The Mars Volta: Noctourniquet


Solomon Grundy,
Born on a Monday,
Christened on Tuesday,
Married on Wednesday,
Took ill on Thursday,
Grew worse on Friday,
Died on Saturday,
Buried on Sunday.
That was the end,
Of Solomon Grundy.

Originally collected by Shakespearian scholar James Orchard Halliwell in 1842, the woeful tale of Solomon Grundy in this traditional English nursery rhyme has made its presence felt in popular culture since its discovery over 170 years ago. It is perhaps most famously known within the context of the supervillian of the same name, devised by DC Comics in 1944 as an archenemy of the Green Lantern.

It is totally understandable how a number of music critics assigned to cover the new Mars Volta album, Noctourniquet, automatically thought of the zombie terrorist and charter member of the Legion of Doom when they saw in the press materials how the group’s sixth LP was inspired in part by the late Mr. Grundy (namely Rolling Stone). But they are all dead wrong, for it was the old schoolhouse adage that frontman Cedric Bixler-Zavala had in mind while penning the music for this outstanding thirteen song cycle along with the tale of Hyacinthus, the divine hero from Greek mythology who served as the lover of the archery god Apollo before he was killed in a fit of jealousy by Zephyrus, the God of Wind. Sounds like the making of some seriously geeky fodder for the kind of overblown neo-prog we’ve all come to expect from the Volta since emerging from the rib of the recently reunited post-hardcore legends At The Drive-In, doesn’t it? 

But lo, the most evident inspiration cited in the crafting of Noctourniquet is the music of The Godfathers, the disgustingly underappreciated UK modern rock masters whose razor sharp guitar melodies and vintage punk aggression sliced through England’s baggy movement in the late 80s like a rusty bow saw.

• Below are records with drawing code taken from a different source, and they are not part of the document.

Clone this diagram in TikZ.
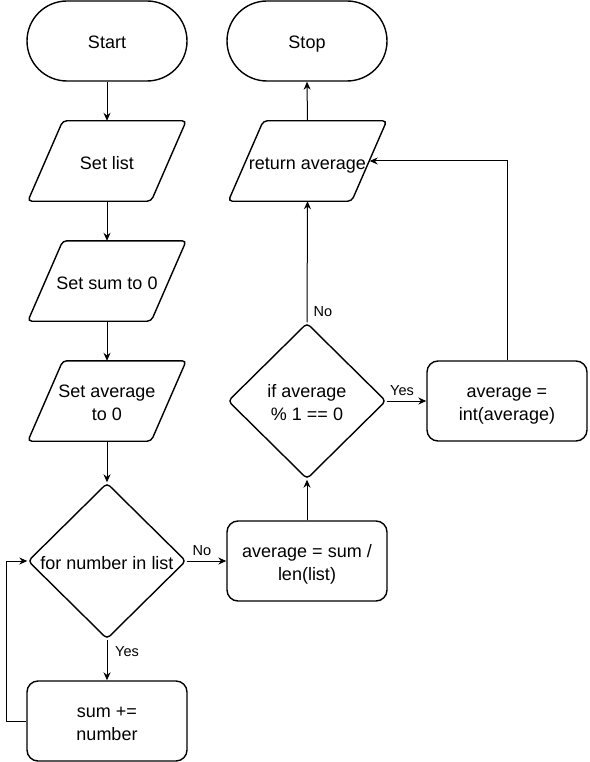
\documentclass[tikz,border=0pt]{standalone}
\usepackage{fontspec}
\setmainfont{Liberation Sans}
\usetikzlibrary{arrows.meta,shapes.geometric,calc}
\newcommand\ioshape[1]{%
  \draw[iobord] ($(#1.north west)+(35,0)$) -- (#1.north east) -- ($(#1.south east)+(-35,0)$) -- (#1.south west) -- cycle;}
\newcommand\topstrut{\rule{0pt}{16pt}}
\newcommand\botstrut{\rule[-1pt]{0pt}{1pt}}
\begin{document}
\begin{tikzpicture}[x=1pt,y=-1pt,
  every node/.style={font=\fontsize{18}{23}\selectfont, align=center, inner sep=0pt},
  one/.style={text height=16pt, text depth=0pt},
  box/.style={draw, line width=1.4pt, rounded corners=11pt, minimum width=160pt, minimum height=80pt},
  term/.style={draw, line width=1.4pt, rounded corners=40pt, minimum width=160pt, minimum height=80pt},
  dec/.style={draw, diamond, line width=1.4pt, rounded corners=4pt, minimum width=158pt, minimum height=156pt},
  io/.style={minimum width=158pt, minimum height=80pt},
  iobord/.style={line width=1.4pt, rounded corners=4pt},
  conn/.style={line width=1pt, -{Stealth[length=8pt,width=7pt]}},
  lbl/.style={font=\fontsize{14.5}{17}\selectfont}
]
\fill[white] (0,0) rectangle (589,762);
\useasboundingbox (0,0) rectangle (589,762);

\node[term, one] (start) at (107,41) {Start};
\node[io, one] (setlist) at (107,161) {Set list};
\ioshape{setlist}
\node[io, one] (setsum) at (107,281) {Set sum to 0};
\ioshape{setsum}
\node[io] (setavg) at (107,401) {\topstrut Set average\\to 0\botstrut};
\ioshape{setavg}
\node[dec, one] (loop) at (107,561) {for number in list};
\node[box] (sum) at (107,721) {\topstrut sum +=\\number\botstrut};
\node[box] (avg) at (307,561) {\topstrut average = sum /\\\smash{len(list)}\botstrut};
\node[dec] (ifd) at (307,401) {\topstrut if average\\\% 1 == 0\botstrut};
\node[box] (int) at (507,401) {\topstrut average =\\\smash{int(average)}\botstrut};
\node[io, one] (ret) at (307.5,161) {return average};
\ioshape{ret}
\node[term, one] (stop) at (307,41) {Stop};
\coordinate (retE) at ($(ret.east)+(-17,0)$);

\draw[conn] (start.south) -- (setlist.north);
\draw[conn] (setlist.south) -- (setsum.north);
\draw[conn] (setsum.south) -- (setavg.north);
\draw[conn] (setavg.south) -- (loop.north);
\draw[conn] (loop.south) -- (sum.north);
\draw[conn] (sum.west) -- ++(-20,0) |- (loop.west);
\draw[conn] (loop.east) -- (avg.west);
\draw[conn] (avg.north) -- (ifd.south);
\draw[conn] (ifd.north) -- (ret.south);
\draw[conn] (ifd.east) -- (int.west);
\draw[conn] (int.north) |- (retE);
\draw[conn] (ret.north) -- (stop.south);

\node[lbl] (yes1) at (127,652) {Yes};
\node[lbl] (no1) at (202,551) {No};
\node[lbl] (no2) at (323,312) {No};
\node[lbl] (yes2) at (402,391) {Yes};
\end{tikzpicture}
\end{document}
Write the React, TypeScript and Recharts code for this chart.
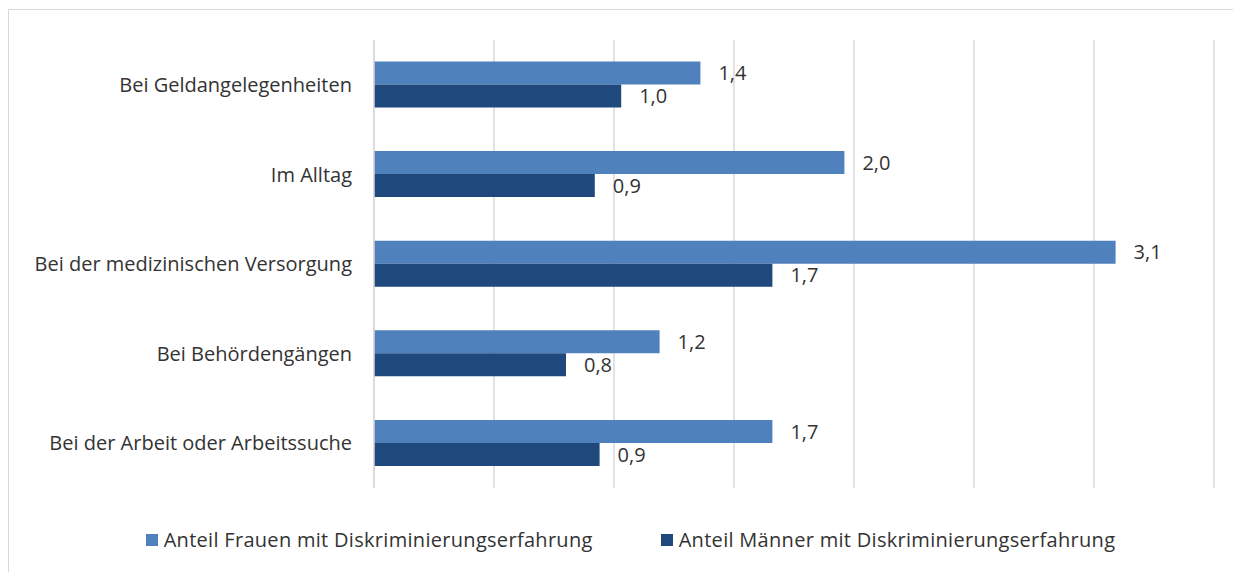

And you can most definitely hear shades of that band’s 1988 masterpiece Birth, School, Work, Death as well as elements of Mind Bomb-era The The in songs like "Dyslexicon" and "Empty Vessels Make the Loudest Sound", buoyed by the stellar interplay between the lean, mean current lineup of the band rounded out by guitarist Omar Rodriguez-Lopez, bassist Juan Alderete and ace drummer Deantoni Parks of KUDU fame, who makes his official debut as a full-fledged studio member of Mars Volta here. Bixler even channels his inner-Eggman on the Lennon-esque chorus to lead single "The Malkan Jewel" when he sings “All the traps in the cellar go clickety-clack / ‘Cause you know I always set them for you / And all the rats in the cellar form a vermin of steps / Yeah, you know they’re gonna take me to you.”

Noctourniquet is undoubtedly the most accessible Mars Volta album yet, one that replaces the overreaching bloat of their last two or three titles with the most DIY display of prog-rock dazzle since Adrian Belew toured with Talking Heads. If The Bedlam in Goliath was their Tormato, then consider this excellent outing to be their 90125. And I mean that in the best possible way.